Tom Murphy, author and director of the Human Resiliency Institute at Fordham University, said he founded Edge4Vets after seeing a young soldier struggle through an awkward moment among civilians while traveling. He has partnered with Airport Council International to use airports across the country as sites to host workshops that put veterans together with potential employers.

“Fifteen hundred vets have taken the program since 2011 and a lot of them came back to us and told us it’s been life changing,” he said before leading the first work shop at GSP’s Conference Center. Murphy said the veterans’ military experience gives them the job skills they need to pursue a career, but often they have some difficulty transferring those skills from service to the civilian workplace.

“Think of Edge4Vets as a product or resource or a facilitating agent to help veterans translate their skills to a job that sets them on a career path,” he said.

“We want to help you find that job or career that will lead to the life that you want,” Murphy told the veterans at GSP. “That is our goal for you.”

Before he started Edge4Vets, Murphy saw plenty of opportunities for veterans, often through job fairs aimed at vets, but he said nothing was there to prepare them for the job fairs. He said what makes the program unique is bringing in potential employers on the front end to take part in the workshops, where they sit at tables alongside vets and help them identify their strengths and map out a plan for personal success.

Aside from the fact that his inspirational moment for Edge4Vets came when Ford witnessed a soldier dealing with post-traumatic stress disorder on an airplane, airports make sense because of the wide variety of jobs and careers they offer.

People think of pilots and flight attendants when they think of airport jobs, according to GSP human resources director Ashley Bruton, but airports are like small cities, with job opportunities that range from police and firefighters to retail to construction. Many of the people employed at airports work for other employers, a lot of them national or international employers.

About 1,500 people currently are badge holders to work within the GSP airport district, she said, and at least three of the airport’s employers last week processing new hires from the Edge4Vets meeting.
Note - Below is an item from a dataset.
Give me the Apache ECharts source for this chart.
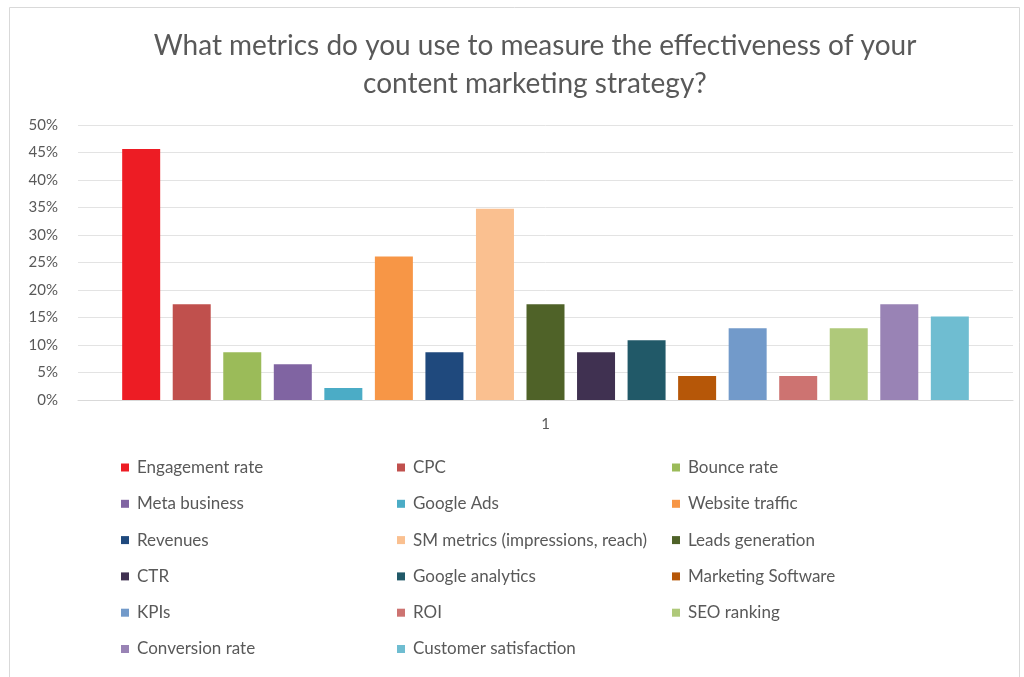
<!DOCTYPE html>
<html>
<head>
<meta charset="utf-8">
<script src="https://cdn.jsdelivr.net/npm/echarts@6/dist/echarts.min.js"></script>
<style>
html,body{margin:0;padding:0;background:#fff;}
#c{width:1024px;height:677px;}
</style>
</head>
<body>
<div id="c"></div>
<script>
const categories = ['1'];
const seriesNames = [
  'Engagement rate', 'CPC', 'Bounce rate',
  'Meta business', 'Google Ads', 'Website traffic',
  'Revenues', 'SM metrics (impressions, reach)', 'Leads generation',
  'CTR', 'Google analytics', 'Marketing Software',
  'KPIs', 'ROI', 'SEO ranking',
  'Conversion rate', 'Customer satisfaction'
];
const seriesValues = [
  45.65, 17.39, 8.7,
  6.52, 2.17, 26.09,
  8.7, 34.78, 17.39,
  8.7, 10.87, 4.35,
  13.04, 4.35, 13.04,
  17.39, 15.2
];
const seriesColors = [
  '#ED1C24', '#C0504D', '#9BBB59',
  '#8064A2', '#4BACC6', '#F79646',
  '#1F497D', '#FAC090', '#4F6228',
  '#403151', '#215968', '#B65708',
  '#729ACA', '#CD7371', '#AFC97A',
  '#9983B5', '#6FBDD1'
];
const yTicks = [0, 5, 10, 15, 20, 25, 30, 35, 40, 45, 50];

const FONT = 'Lato, "Open Sans", sans-serif';
const TXT = '#595959';

const series = seriesNames.map((n, i) => ({
  name: n,
  type: 'bar',
  data: [seriesValues[i]],
  barWidth: 38,
  barGap: '33%',
  itemStyle: { color: seriesColors[i] },
  emphasis: { disabled: true }
}));

const cols = [[], [], []];
seriesNames.forEach((n, i) => cols[i % 3].push(n));
const legendLefts = [116, 392, 667];
const legends = cols.map((d, k) => ({
  data: d,
  orient: 'vertical',
  left: legendLefts[k],
  top: 454,
  itemWidth: 8,
  itemHeight: 8,
  itemGap: 19.3,
  icon: 'rect',
  selectedMode: false,
  textStyle: { color: TXT, fontFamily: FONT, fontSize: 17, lineHeight: 17, padding: [0, 0, 0, 3] }
}));

const chart = echarts.init(document.getElementById('c'), null, { renderer: 'canvas' });
chart.setOption({
  animation: false,
  backgroundColor: '#fff',
  title: {
    text: 'What metrics do you use to measure the effectiveness of your\ncontent marketing strategy?',
    left: 530,
    textAlign: 'center',
    top: 22,
    textStyle: { color: TXT, fontFamily: FONT, fontSize: 28, fontWeight: 'normal', lineHeight: 38 }
  },
  graphic: [{
    type: 'rect',
    shape: { x: 9.5, y: 7.5, width: 1010, height: 700 },
    style: { fill: 'none', stroke: '#d9d9d9', lineWidth: 1 },
    silent: true
  }],
  legend: legends,
  grid: { left: 78, right: 11, top: 125, bottom: 277, containLabel: false },
  xAxis: {
    type: 'category',
    data: categories,
    axisTick: { show: false },
    axisLine: { lineStyle: { color: '#d9d9d9', width: 1 } },
    axisLabel: { color: TXT, fontFamily: FONT, fontSize: 15, margin: 17 }
  },
  yAxis: {
    type: 'value',
    min: yTicks[0],
    max: yTicks[yTicks.length - 1],
    interval: 5,
    axisLine: { show: false },
    axisTick: { show: false },
    splitLine: { lineStyle: { color: '#e3e3e3', width: 1 } },
    axisLabel: { color: TXT, fontFamily: FONT, fontSize: 15, margin: 20, formatter: v => v + '%' }
  },
  series: series
});
</script>
</body>
</html>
“When we were asked to be a pilot airport for the program, we were glad to get involved knowing all the opportunities,” she said.

Bruton said a lot of veterans are accustomed to thinking and functioning as part of a team, but sometimes to the point that they overlook the individual contributions they made to their military team or can make to the next one in civilian life. The workshops help them identify and promote their individual strengths.

“I feel like no matter where you are, you are part of a team and the workshop was designed to help them better articulate what they do. To sell themselves,” Bruton said. “It was a good way to marry the two segments (military and civilian) and help them meet in the middle because they do have a lot of skills that we here at the airport could use, or a lot of employers could use.”

A second Edge4Vets workshop is being planned for the fall, Bruton said, and it may be held at another of the state’s airports.

“This is our pilot program for the community and we hope that as we build our network of corporate partners, other organizations will get involved so that when employers in the future need an employee, they will think about Edge4Vets,” Murphy said.

According to the organization’s website, 80% of the veterans who go through the program find employment when they complete all of the steps.